What is needed -
Retype the opening lines of the listing below, ending with the line that contains "10.4, 11.0, 12.4];", and leave out any pictures.
>> start Data provided
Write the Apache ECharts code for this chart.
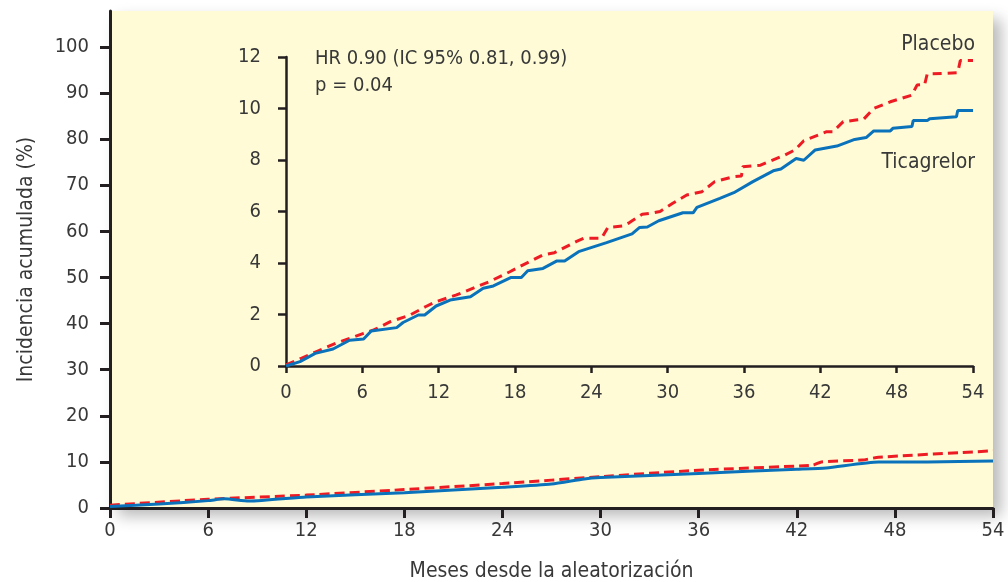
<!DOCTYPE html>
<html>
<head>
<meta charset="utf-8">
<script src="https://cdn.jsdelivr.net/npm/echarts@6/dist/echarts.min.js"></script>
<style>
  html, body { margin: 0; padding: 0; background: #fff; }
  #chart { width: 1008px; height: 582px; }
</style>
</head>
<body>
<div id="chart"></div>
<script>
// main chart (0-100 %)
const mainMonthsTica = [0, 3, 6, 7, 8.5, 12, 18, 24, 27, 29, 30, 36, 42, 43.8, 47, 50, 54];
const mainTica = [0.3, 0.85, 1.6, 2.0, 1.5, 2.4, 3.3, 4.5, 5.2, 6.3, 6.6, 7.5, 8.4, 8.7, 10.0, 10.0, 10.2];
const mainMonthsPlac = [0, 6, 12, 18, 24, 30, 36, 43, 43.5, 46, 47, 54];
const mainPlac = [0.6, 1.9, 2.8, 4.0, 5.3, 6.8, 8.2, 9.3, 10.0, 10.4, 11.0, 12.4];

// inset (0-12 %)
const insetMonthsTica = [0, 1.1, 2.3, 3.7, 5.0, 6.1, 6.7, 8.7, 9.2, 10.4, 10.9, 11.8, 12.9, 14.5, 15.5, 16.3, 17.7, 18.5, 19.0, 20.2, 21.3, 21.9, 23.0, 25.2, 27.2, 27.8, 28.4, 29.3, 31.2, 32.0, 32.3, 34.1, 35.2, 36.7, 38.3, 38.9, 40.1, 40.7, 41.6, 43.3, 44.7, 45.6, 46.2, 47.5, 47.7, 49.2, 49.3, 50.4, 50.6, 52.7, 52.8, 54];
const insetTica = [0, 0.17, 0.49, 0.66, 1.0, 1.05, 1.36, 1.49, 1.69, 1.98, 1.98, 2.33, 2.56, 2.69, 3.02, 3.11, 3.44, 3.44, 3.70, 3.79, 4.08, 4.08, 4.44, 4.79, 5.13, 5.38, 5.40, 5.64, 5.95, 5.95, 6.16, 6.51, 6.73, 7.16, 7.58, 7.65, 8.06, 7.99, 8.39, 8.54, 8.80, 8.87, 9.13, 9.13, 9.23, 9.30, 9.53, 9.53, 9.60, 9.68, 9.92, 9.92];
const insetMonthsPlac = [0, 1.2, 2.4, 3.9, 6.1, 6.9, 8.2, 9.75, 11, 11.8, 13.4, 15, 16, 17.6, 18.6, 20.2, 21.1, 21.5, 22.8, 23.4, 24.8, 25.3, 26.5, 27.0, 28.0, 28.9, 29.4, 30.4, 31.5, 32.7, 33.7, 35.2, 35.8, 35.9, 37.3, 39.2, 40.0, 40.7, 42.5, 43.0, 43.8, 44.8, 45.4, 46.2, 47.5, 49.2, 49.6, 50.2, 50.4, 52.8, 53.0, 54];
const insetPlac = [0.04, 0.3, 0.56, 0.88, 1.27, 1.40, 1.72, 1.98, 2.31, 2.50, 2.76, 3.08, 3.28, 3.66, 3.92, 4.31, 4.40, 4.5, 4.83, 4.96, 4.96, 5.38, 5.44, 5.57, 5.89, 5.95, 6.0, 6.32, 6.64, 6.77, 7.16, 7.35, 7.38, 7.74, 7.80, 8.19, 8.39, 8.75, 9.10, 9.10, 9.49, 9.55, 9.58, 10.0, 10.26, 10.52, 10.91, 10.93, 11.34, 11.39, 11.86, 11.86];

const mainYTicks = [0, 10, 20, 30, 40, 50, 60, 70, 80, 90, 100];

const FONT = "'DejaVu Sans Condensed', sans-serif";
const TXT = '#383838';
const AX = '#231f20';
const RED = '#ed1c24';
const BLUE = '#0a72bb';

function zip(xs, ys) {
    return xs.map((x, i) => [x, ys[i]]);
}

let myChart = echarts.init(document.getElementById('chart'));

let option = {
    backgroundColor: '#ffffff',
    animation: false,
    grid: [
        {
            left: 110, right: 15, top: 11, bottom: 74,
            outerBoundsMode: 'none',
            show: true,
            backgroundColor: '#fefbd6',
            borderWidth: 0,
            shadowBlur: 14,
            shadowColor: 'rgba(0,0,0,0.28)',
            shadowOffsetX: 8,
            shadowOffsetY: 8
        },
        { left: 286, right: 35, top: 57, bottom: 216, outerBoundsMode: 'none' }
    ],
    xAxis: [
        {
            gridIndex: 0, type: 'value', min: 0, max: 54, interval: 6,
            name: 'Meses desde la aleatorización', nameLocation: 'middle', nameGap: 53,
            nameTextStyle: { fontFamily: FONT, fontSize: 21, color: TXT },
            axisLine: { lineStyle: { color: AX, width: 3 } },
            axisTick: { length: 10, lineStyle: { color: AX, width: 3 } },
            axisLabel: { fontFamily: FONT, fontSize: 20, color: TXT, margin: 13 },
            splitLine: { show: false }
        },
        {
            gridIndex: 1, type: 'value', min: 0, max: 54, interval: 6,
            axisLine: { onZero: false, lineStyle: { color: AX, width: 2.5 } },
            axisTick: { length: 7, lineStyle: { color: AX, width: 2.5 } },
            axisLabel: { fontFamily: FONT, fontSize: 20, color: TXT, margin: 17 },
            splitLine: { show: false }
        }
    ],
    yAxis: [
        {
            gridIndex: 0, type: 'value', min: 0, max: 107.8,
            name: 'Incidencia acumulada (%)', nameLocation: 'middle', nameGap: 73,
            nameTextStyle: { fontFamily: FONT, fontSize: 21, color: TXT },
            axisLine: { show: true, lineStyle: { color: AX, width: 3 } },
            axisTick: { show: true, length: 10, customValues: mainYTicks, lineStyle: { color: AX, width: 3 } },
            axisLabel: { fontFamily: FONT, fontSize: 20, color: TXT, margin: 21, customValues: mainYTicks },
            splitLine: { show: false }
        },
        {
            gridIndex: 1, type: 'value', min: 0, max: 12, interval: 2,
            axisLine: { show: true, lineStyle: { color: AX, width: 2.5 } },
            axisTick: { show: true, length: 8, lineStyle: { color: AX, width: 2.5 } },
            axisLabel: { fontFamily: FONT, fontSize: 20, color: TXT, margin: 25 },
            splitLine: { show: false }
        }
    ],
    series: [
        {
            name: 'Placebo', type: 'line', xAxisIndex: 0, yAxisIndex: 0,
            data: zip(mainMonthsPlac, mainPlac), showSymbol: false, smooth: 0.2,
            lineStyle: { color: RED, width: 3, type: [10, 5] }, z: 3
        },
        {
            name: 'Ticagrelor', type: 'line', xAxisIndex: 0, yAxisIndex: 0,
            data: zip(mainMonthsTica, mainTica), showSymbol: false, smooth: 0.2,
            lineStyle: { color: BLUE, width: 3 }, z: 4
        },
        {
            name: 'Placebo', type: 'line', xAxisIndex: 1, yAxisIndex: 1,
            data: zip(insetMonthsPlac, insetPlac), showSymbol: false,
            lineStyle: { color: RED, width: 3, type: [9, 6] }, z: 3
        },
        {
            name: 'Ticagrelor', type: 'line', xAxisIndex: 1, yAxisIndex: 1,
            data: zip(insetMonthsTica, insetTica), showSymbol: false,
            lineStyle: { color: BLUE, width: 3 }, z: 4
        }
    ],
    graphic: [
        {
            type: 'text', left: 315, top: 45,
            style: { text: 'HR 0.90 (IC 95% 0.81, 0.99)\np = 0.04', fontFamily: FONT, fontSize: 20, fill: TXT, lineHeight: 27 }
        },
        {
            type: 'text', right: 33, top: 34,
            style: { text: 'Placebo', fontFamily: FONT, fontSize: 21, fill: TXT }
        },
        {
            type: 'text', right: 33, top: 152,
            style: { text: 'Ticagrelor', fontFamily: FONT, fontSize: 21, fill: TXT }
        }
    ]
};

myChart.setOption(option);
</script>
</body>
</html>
>> end Data provided
Result -
Write the Apache ECharts code for this chart.
<!DOCTYPE html>
<html>
<head>
<meta charset="utf-8">
<script src="https://cdn.jsdelivr.net/npm/echarts@6/dist/echarts.min.js"></script>
<style>
  html, body { margin: 0; padding: 0; background: #fff; }
  #chart { width: 1008px; height: 582px; }
</style>
</head>
<body>
<div id="chart"></div>
<script>
// main chart (0-100 %)
const mainMonthsTica = [0, 3, 6, 7, 8.5, 12, 18, 24, 27, 29, 30, 36, 42, 43.8, 47, 50, 54];
const mainTica = [0.3, 0.85, 1.6, 2.0, 1.5, 2.4, 3.3, 4.5, 5.2, 6.3, 6.6, 7.5, 8.4, 8.7, 10.0, 10.0, 10.2];
const mainMonthsPlac = [0, 6, 12, 18, 24, 30, 36, 43, 43.5, 46, 47, 54];
const mainPlac = [0.6, 1.9, 2.8, 4.0, 5.3, 6.8, 8.2, 9.3, 10.0, 10.4, 11.0, 12.4];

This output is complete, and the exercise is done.